Conference to Explore Restoring Spokane River Salmon - Sept 27

Tuesday, September 27, 2022

Eastern Washington University is cohosting a two-day dialogue in partnership with area tribes to examine the past, present and future of the International Columbia River watershed with a focus on indigenous people, restoring salmon and the Columbia River Treaty.

The One River Ethics Matter (OREM) conference will be held from 9 a.m.-12:30 p.m. on Tuesday, Sept. 27, and Wednesday, Sept. 28. Registration for the virtual discussions is free and open to the public.

This is the ninth year for the OREM conference, which is happening at a time when the United States and Canada are negotiating aspects of the Columbia River Treaty.

Hosted by the Spokane Tribe of Indians, The Coeur d’Alene Tribe and the Upper Columbia United Tribes, in partnership with the EWU Small Urban Rural & Tribal Center on Mobility, the conference will focus on righting historic wrongs, advancing stewardship and exploring who at the treaty negotiating table advocates for the salmon, the river and future generations.


OREM is an ethics consultation process that encourages dialogue about the past and future of the international Columbia River watershed with a focus on Indigenous people, restoring salmon, and the Columbia River Treaty and its future. This year’s OREM focuses on restoring Spokane River salmon.

For Indigenous people of the Columbia River and its tributaries, salmon were at their life’s center. Today, Indigenous sovereigns are stepping up as leaders throughout the Columbia River watershed to protect and restore rivers, fish and wildlife. Tribes, with broad support, are leading efforts to restore salmon above the Grand Coulee Dam to spawning waters of the upper Columbia River, including the Spokane River.

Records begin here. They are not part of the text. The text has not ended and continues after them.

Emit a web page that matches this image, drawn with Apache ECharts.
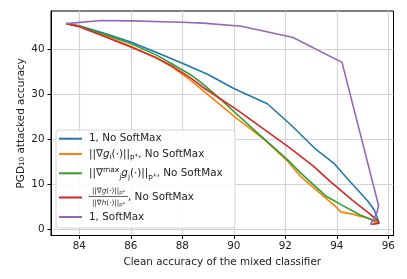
<!DOCTYPE html>
<html>
<head>
<meta charset="utf-8">
<script src="https://cdn.jsdelivr.net/npm/echarts@6/dist/echarts.min.js"></script>
<style>html,body{margin:0;padding:0;background:#fff}#c{width:407px;height:279px}</style>
</head>
<body>
<div id="c"></div>
<script>
const xTicks = [84, 86, 88, 90, 92, 94, 96];
const yTicks = [0, 10, 20, 30, 40];

const names = ['1, No SoftMax', '||∇g_i(·)||_p*, No SoftMax', '||∇max_j g_j(·)||_p*, No SoftMax', '||∇g(·)||_p* / ||∇h(·)||_p*, No SoftMax', '1, SoftMax'];

const blueX = [83.5, 84.0, 85.0, 86.0, 87.0, 88.0, 89.0, 90.0, 91.3, 92.2, 93.2, 93.9, 94.5, 95.2, 95.45, 95.56, 95.62];
const blueY = [45.6, 45.1, 43.4, 41.5, 39.2, 36.8, 34.3, 31.2, 27.8, 23.2, 17.6, 14.5, 10.6, 6.2, 4.2, 2.7, 1.4];

const orangeX = [83.5, 84.0, 85.0, 86.0, 87.0, 87.6, 88.3, 88.85, 90.1, 91.2, 92.1, 92.6, 93.5, 93.95, 94.15, 94.6, 95.2, 95.5, 95.4];
const orangeY = [45.6, 45.0, 42.9, 40.6, 37.9, 36.0, 33.1, 30.5, 24.6, 19.8, 15.0, 11.6, 7.2, 5.0, 3.8, 3.3, 2.4, 1.6, 1.0];

const greenX = [83.5, 84.0, 85.0, 86.0, 87.0, 87.56, 88.33, 88.84, 89.5, 91.0, 92.1, 92.6, 93.6, 94.2, 94.9, 95.4, 95.63, 95.5];
const greenY = [45.6, 45.0, 43.2, 41.2, 38.6, 36.8, 34.2, 32.0, 28.7, 20.9, 15.3, 12.4, 7.2, 5.3, 3.1, 2.0, 1.7, 1.1];

const redX = [83.5, 84.0, 85.0, 86.0, 87.0, 87.56, 88.33, 88.84, 90.14, 91.3, 92.2, 93.1, 93.75, 94.6, 95.18, 95.56, 95.65, 95.35];
const redY = [45.6, 44.9, 42.7, 40.4, 38.0, 36.3, 33.5, 31.3, 26.4, 21.6, 17.9, 13.9, 10.5, 6.4, 3.8, 2.0, 1.3, 1.0];

const purpleX = [83.5, 84.85, 86.0, 88.0, 88.8, 90.3, 92.3, 94.2, 95.62, 95.55, 95.3];
const purpleY = [45.6, 46.3, 46.2, 45.9, 45.7, 45.0, 42.5, 37.0, 5.2, 3.5, 0.9];

const colors = ['#1f77b4', '#ff7f0e', '#2ca02c', '#d62728', '#9467bd'];
const allX = [blueX, orangeX, greenX, redX, purpleX];
const allY = [blueY, orangeY, greenY, redY, purpleY];

const FONT = 'DejaVu Sans';
const FS = 10.4;
const TXT = '#222';

const rich = {
  t: {fontFamily: FONT, fontSize: FS, color: TXT, lineHeight: 14},
  it: {fontFamily: FONT, fontSize: FS, color: TXT, lineHeight: 14, fontStyle: 'italic'},
  sub: {fontFamily: FONT, fontSize: 7.3, color: TXT, lineHeight: 8, verticalAlign: 'bottom'},
  sup: {fontFamily: FONT, fontSize: 7.5, color: TXT, lineHeight: 9, verticalAlign: 'top'},
  fr: {width: 39, height: 10, lineHeight: 14}
};
const labelRich = [
  '{t|1, No SoftMax}',
  '{t|||∇}{it|g}{sub|i}{t|(·)||}{sub|p*}{t|, No SoftMax}',
  '{t|||∇}{sup|max}{sub|j}{it|g}{sub|j}{t|(·)||}{sub|p*}{t|, No SoftMax}',
  '{fr|}{t|, No SoftMax}',
  '{t|1, SoftMax}'
];
const legendCenters = [140.7, 156, 173.3, 198.5, 219];

const series = allX.map((xs, i) => ({
  name: names[i],
  type: 'line',
  data: xs.map((x, k) => [x, allY[i][k]]),
  showSymbol: false,
  symbol: 'none',
  lineStyle: {color: colors[i], width: 1.6},
  itemStyle: {color: colors[i]},
  z: 2 + i * 0.01,
  animation: false
}));

const legends = names.map((n, i) => ({
  data: [{name: n, icon: 'rect'}],
  left: 59,
  top: legendCenters[i] - 7,
  padding: 0,
  itemWidth: 23,
  itemHeight: 2,
  selectedMode: false,
  formatter: () => labelRich[i],
  textStyle: {rich: rich, padding: [0, 0, 0, 2]},
  z: 5
}));

const chart = echarts.init(document.getElementById('c'), null, {renderer: 'canvas'});
chart.setOption({
  animation: false,
  backgroundColor: '#fff',
  grid: {left: 51, right: 13.5, top: 11, bottom: 43.5, show: true, borderColor: '#000', borderWidth: 1, backgroundColor: 'transparent'},
  xAxis: {
    type: 'value', min: 82.9, max: 96.2,
    name: 'Clean accuracy of the mixed classifier', nameLocation: 'middle', nameGap: 21.5,
    nameMoveOverlap: false,
    nameTextStyle: {fontFamily: FONT, fontSize: FS, color: TXT},
    axisLine: {show: true, onZero: false, lineStyle: {color: '#000', width: 1}},
    axisTick: {show: true, length: 3.5, lineStyle: {color: '#000', width: 1}, customValues: xTicks},
    axisLabel: {fontFamily: FONT, fontSize: FS, color: TXT, margin: 6, customValues: xTicks},
    splitLine: {show: true, lineStyle: {color: '#d3d3d3', width: 1.2}}
  },
  yAxis: {
    type: 'value', min: -1.45, max: 48.4,
    name: 'PGD{s|10} attacked accuracy', nameLocation: 'middle', nameGap: 25,
    nameMoveOverlap: false,
    nameTextStyle: {fontFamily: FONT, fontSize: FS, color: TXT, rich: {s: {fontFamily: FONT, fontSize: 7.3, color: TXT, lineHeight: 8, verticalAlign: 'bottom'}}},
    axisLine: {show: true, onZero: false, lineStyle: {color: '#000', width: 1}},
    axisTick: {show: true, length: 3.5, lineStyle: {color: '#000', width: 1}, customValues: yTicks},
    axisLabel: {fontFamily: FONT, fontSize: FS, color: TXT, margin: 6.5, customValues: yTicks},
    splitLine: {show: true, lineStyle: {color: '#d3d3d3', width: 1.2}}
  },
  legend: legends,
  graphic: [
    {type: 'rect', shape: {x: 56, y: 130, width: 179, height: 98, r: 3}, style: {fill: 'rgba(255,255,255,0.85)', stroke: '#d6d6d6', lineWidth: 1}, z: 3},
    {type: 'text', x: 108.5, y: 191, z: 6, style: {text: '{a|||∇}{b|g}{a|(·)||}{c|p*}', align: 'center', verticalAlign: 'middle', rich: {a: {fontFamily: FONT, fontSize: 7.3, fill: TXT, lineHeight: 9}, b: {fontFamily: FONT, fontSize: 7.3, fill: TXT, fontStyle: 'italic', lineHeight: 9}, c: {fontFamily: FONT, fontSize: 5.2, fill: TXT, lineHeight: 6, verticalAlign: 'bottom'}}}},
    {type: 'line', shape: {x1: 89, y1: 196.5, x2: 128, y2: 196.5}, style: {stroke: TXT, lineWidth: 0.7}, z: 6},
    {type: 'text', x: 108.5, y: 203, z: 6, style: {text: '{a|||∇}{b|h}{a|(·)||}{c|p*}', align: 'center', verticalAlign: 'middle', rich: {a: {fontFamily: FONT, fontSize: 7.3, fill: TXT, lineHeight: 9}, b: {fontFamily: FONT, fontSize: 7.3, fill: TXT, fontStyle: 'italic', lineHeight: 9}, c: {fontFamily: FONT, fontSize: 5.2, fill: TXT, lineHeight: 6, verticalAlign: 'bottom'}}}}
  ],
  series: series
});
</script>
</body>
</html>
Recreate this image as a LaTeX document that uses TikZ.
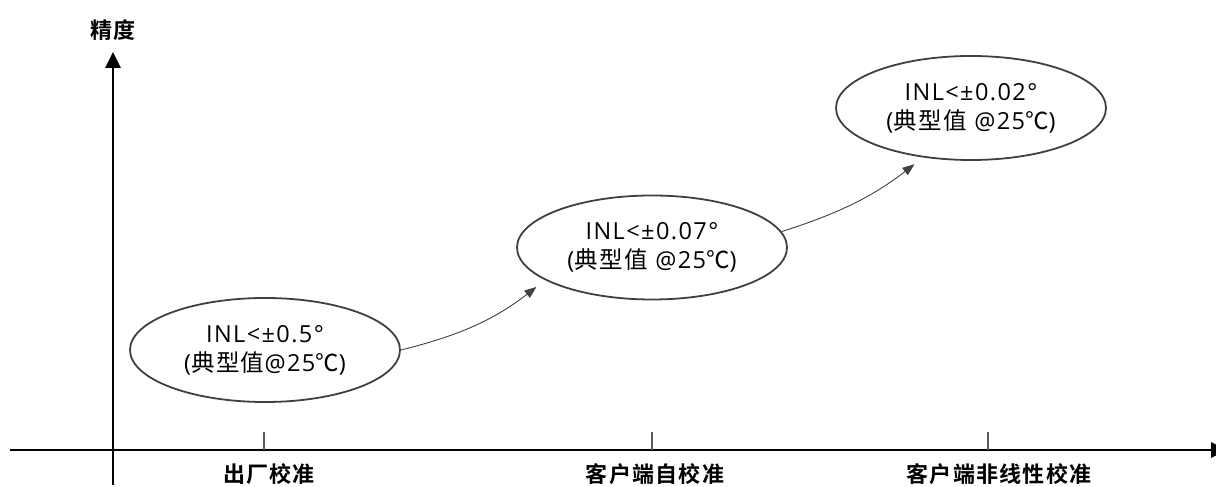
\documentclass[tikz,border=0pt]{standalone}
\usepackage{fontspec}
\setmainfont{Open Sans}[LetterSpace=6]
\newfontfamily\cjk{Noto Sans CJK SC}[LetterSpace=6]
\newfontfamily\cjkb{Noto Sans CJK SC Bold}[LetterSpace=6]
\usetikzlibrary{shapes.geometric,arrows.meta}
\definecolor{edge}{HTML}{404040}
\definecolor{tickc}{HTML}{5A5A5A}
\tikzset{
  ell/.style={ellipse, draw=edge, line width=1.8pt, minimum width=270pt, minimum height=104pt,
    inner sep=0pt, align=center, font=\fontsize{23.5pt}{29pt}\selectfont, text=black},
  conn/.style={draw=edge, line width=0.9pt, -{Triangle[length=12pt,width=9pt]}, shorten >=11pt},
  axis/.style={line width=2.6pt, black, -{Triangle[length=16pt,width=15pt]}},
  tickline/.style={draw=tickc, line width=1.3pt},
  lbl/.style={font=\fontsize{22pt}{24pt}\selectfont\cjkb, inner sep=0pt}
}
\begin{document}
\begin{tikzpicture}[x=1pt,y=1pt]
\useasboundingbox (0,0) rectangle (1216,487);
% axes
\coordinate (ybot) at (113,2);
\coordinate (ytop) at (113,435);
\coordinate (xl) at (10,37);
\coordinate (xr) at (1227,37);
\draw[axis] (ybot) -- (ytop);
\draw[axis] (xl) -- (xr);
\node[lbl] (ylab) at (113,457) {精度};
% ticks
\coordinate (t1) at (264,37); \coordinate (t1u) at (264,55);
\coordinate (t2) at (652,37); \coordinate (t2u) at (652,55);
\coordinate (t3) at (988,37); \coordinate (t3u) at (988,55);
\draw[tickline] (t1) -- (t1u);
\draw[tickline] (t2) -- (t2u);
\draw[tickline] (t3) -- (t3u);
\node[lbl] (l1) at (269,13) {出厂校准};
\node[lbl] (l2) at (655,13) {客户端自校准};
\node[lbl] (l3) at (999,13) {客户端非线性校准};
% ellipses
\node[ell] (e1) at (265,137) {INL<±0.5°\\({\cjk 典型值}@25{\cjk ℃})};
\node[ell] (e2) at (652,239.5) {INL<±0.07°\\({\cjk 典型值} @25{\cjk ℃})};
\node[ell] (e3) at (971,379) {INL<±0.02°\\({\cjk 典型值} @25{\cjk ℃})};
% connectors
\draw[conn] (e1.east) to[bend right=12] (e2.197);
\draw[conn] (e2.7) to[bend right=10] (e3.226);
\end{tikzpicture}
\end{document}
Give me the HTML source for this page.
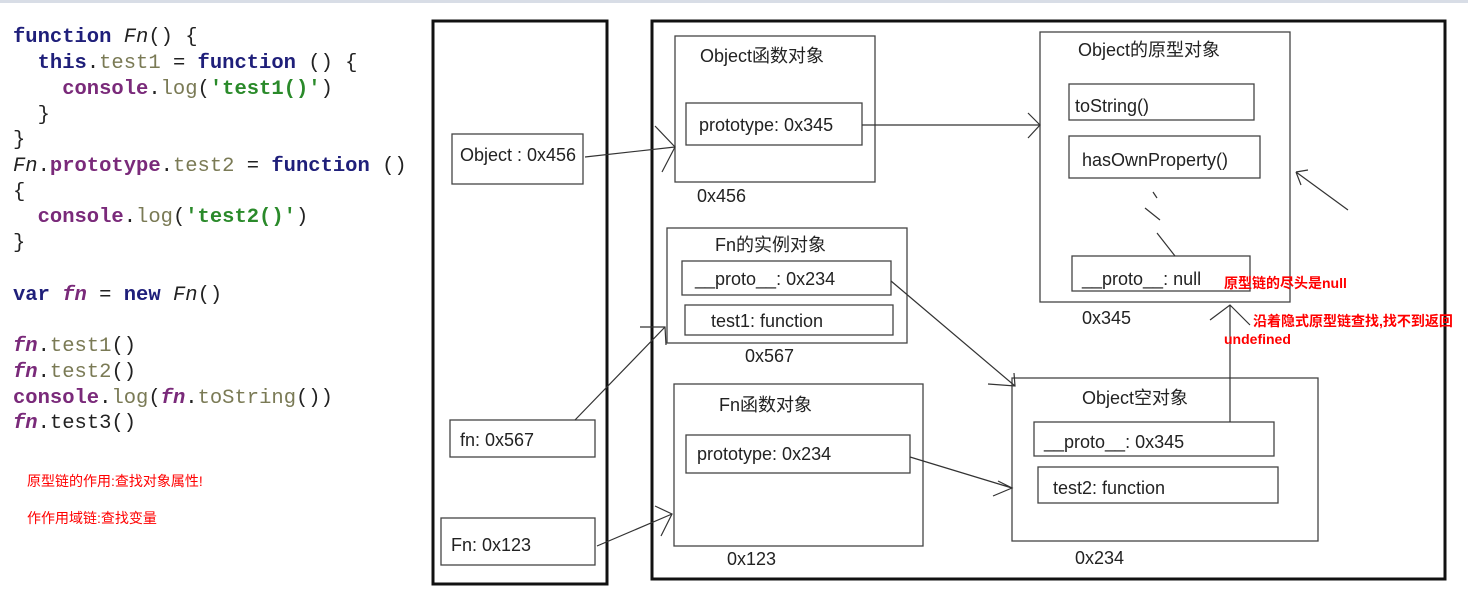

The Spokane River was once home to one of the most bountiful salmon runs in the entire Columbia River watershed. From time immemorial, Indigenous people gathered at Spokane Falls for the returning summer Chinook salmon. Salmon remain deeply important for Indigenous culture and sustenance.

Today, however, dams block returning salmon. The Grand Coulee Dam alone cuts off more than 40% of total salmon and steelhead habitat in the Columbia Basin.